## WHAT IS REQUIRED
Set down the data below from its first line to the line holding "axB = fig.add_axes([0.537, 0.1208, 0.446, 0.848])", inclusive; omit all pictures.

## SOURCE MATERIAL
=======

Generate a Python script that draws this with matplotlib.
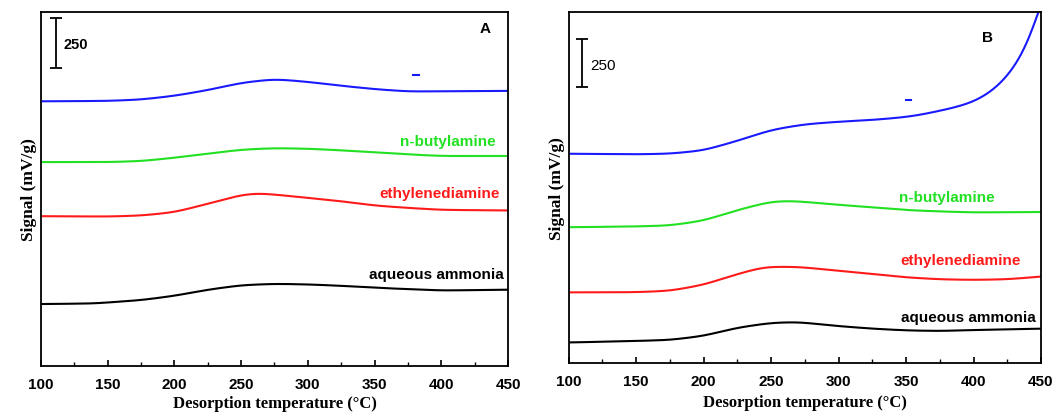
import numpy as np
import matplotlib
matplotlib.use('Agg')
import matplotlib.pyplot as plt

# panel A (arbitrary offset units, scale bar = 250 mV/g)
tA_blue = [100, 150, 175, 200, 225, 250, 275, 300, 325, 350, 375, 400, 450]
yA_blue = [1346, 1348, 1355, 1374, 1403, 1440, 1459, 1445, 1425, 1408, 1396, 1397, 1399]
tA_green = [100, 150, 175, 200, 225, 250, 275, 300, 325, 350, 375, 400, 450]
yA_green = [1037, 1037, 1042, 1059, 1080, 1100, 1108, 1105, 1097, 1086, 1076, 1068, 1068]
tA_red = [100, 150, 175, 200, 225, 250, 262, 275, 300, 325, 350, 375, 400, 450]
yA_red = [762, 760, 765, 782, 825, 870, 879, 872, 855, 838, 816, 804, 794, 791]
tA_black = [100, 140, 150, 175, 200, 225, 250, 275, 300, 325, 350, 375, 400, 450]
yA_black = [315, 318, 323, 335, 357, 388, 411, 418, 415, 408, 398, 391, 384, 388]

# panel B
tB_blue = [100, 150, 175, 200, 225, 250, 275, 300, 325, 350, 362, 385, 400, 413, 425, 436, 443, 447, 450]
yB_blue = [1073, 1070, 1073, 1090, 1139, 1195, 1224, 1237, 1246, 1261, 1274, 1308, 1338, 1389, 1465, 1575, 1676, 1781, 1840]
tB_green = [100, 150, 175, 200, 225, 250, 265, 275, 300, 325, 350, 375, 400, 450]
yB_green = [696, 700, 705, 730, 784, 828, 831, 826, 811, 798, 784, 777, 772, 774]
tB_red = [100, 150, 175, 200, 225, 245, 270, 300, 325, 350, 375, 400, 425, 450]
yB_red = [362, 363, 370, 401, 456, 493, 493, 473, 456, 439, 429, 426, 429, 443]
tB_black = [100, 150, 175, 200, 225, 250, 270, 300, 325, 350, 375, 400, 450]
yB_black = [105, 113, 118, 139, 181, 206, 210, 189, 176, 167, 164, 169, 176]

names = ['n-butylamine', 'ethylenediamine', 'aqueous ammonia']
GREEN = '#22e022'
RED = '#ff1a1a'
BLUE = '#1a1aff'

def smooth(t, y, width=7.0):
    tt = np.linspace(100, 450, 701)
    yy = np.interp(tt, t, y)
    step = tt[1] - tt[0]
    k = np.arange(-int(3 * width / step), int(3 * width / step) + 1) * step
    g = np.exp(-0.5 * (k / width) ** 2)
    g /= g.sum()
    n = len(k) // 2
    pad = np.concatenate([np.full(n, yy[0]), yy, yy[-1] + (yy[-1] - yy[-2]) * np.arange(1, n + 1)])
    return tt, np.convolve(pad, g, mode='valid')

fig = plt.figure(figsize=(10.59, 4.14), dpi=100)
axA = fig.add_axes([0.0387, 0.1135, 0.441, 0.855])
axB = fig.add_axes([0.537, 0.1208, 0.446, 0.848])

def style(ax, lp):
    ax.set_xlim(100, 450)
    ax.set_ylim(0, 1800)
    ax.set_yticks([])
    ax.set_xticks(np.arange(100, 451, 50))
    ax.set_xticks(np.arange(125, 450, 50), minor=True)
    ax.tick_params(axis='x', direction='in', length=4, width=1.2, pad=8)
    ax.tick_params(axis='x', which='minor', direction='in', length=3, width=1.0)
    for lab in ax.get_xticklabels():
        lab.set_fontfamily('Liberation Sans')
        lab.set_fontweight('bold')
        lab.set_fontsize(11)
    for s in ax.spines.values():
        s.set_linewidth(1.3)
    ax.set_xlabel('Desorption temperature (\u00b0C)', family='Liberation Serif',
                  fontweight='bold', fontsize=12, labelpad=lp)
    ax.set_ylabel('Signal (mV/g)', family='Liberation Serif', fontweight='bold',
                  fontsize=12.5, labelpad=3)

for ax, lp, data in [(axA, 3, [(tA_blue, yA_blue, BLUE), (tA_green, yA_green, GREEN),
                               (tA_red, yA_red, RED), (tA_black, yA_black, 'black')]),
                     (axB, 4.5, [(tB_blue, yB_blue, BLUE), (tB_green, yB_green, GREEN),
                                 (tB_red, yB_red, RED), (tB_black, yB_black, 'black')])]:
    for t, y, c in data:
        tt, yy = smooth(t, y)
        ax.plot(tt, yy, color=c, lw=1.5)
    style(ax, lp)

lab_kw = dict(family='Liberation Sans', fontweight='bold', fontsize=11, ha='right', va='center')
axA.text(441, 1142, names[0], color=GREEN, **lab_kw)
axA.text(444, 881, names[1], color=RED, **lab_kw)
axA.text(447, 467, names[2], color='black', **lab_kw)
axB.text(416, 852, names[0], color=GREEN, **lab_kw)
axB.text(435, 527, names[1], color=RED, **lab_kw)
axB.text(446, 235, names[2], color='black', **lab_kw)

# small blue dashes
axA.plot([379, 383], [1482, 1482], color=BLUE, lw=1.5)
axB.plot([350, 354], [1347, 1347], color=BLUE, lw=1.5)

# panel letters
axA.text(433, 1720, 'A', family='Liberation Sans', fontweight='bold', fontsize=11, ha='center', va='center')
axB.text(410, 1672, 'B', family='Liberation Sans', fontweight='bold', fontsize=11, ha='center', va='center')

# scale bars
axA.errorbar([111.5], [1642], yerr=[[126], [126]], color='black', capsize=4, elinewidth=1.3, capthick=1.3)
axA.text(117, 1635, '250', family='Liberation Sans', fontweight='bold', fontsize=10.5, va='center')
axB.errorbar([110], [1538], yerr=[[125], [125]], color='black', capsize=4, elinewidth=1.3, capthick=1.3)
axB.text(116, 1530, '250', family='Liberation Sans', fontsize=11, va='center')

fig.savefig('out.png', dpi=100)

=======

## CORRECT RESULT
Generate a Python script that draws this with matplotlib.
import numpy as np
import matplotlib
matplotlib.use('Agg')
import matplotlib.pyplot as plt

# panel A (arbitrary offset units, scale bar = 250 mV/g)
tA_blue = [100, 150, 175, 200, 225, 250, 275, 300, 325, 350, 375, 400, 450]
yA_blue = [1346, 1348, 1355, 1374, 1403, 1440, 1459, 1445, 1425, 1408, 1396, 1397, 1399]
tA_green = [100, 150, 175, 200, 225, 250, 275, 300, 325, 350, 375, 400, 450]
yA_green = [1037, 1037, 1042, 1059, 1080, 1100, 1108, 1105, 1097, 1086, 1076, 1068, 1068]
tA_red = [100, 150, 175, 200, 225, 250, 262, 275, 300, 325, 350, 375, 400, 450]
yA_red = [762, 760, 765, 782, 825, 870, 879, 872, 855, 838, 816, 804, 794, 791]
tA_black = [100, 140, 150, 175, 200, 225, 250, 275, 300, 325, 350, 375, 400, 450]
yA_black = [315, 318, 323, 335, 357, 388, 411, 418, 415, 408, 398, 391, 384, 388]

# panel B
tB_blue = [100, 150, 175, 200, 225, 250, 275, 300, 325, 350, 362, 385, 400, 413, 425, 436, 443, 447, 450]
yB_blue = [1073, 1070, 1073, 1090, 1139, 1195, 1224, 1237, 1246, 1261, 1274, 1308, 1338, 1389, 1465, 1575, 1676, 1781, 1840]
tB_green = [100, 150, 175, 200, 225, 250, 265, 275, 300, 325, 350, 375, 400, 450]
yB_green = [696, 700, 705, 730, 784, 828, 831, 826, 811, 798, 784, 777, 772, 774]
tB_red = [100, 150, 175, 200, 225, 245, 270, 300, 325, 350, 375, 400, 425, 450]
yB_red = [362, 363, 370, 401, 456, 493, 493, 473, 456, 439, 429, 426, 429, 443]
tB_black = [100, 150, 175, 200, 225, 250, 270, 300, 325, 350, 375, 400, 450]
yB_black = [105, 113, 118, 139, 181, 206, 210, 189, 176, 167, 164, 169, 176]

names = ['n-butylamine', 'ethylenediamine', 'aqueous ammonia']
GREEN = '#22e022'
RED = '#ff1a1a'
BLUE = '#1a1aff'

def smooth(t, y, width=7.0):
    tt = np.linspace(100, 450, 701)
    yy = np.interp(tt, t, y)
    step = tt[1] - tt[0]
    k = np.arange(-int(3 * width / step), int(3 * width / step) + 1) * step
    g = np.exp(-0.5 * (k / width) ** 2)
    g /= g.sum()
    n = len(k) // 2
    pad = np.concatenate([np.full(n, yy[0]), yy, yy[-1] + (yy[-1] - yy[-2]) * np.arange(1, n + 1)])
    return tt, np.convolve(pad, g, mode='valid')

fig = plt.figure(figsize=(10.59, 4.14), dpi=100)
axA = fig.add_axes([0.0387, 0.1135, 0.441, 0.855])
axB = fig.add_axes([0.537, 0.1208, 0.446, 0.848])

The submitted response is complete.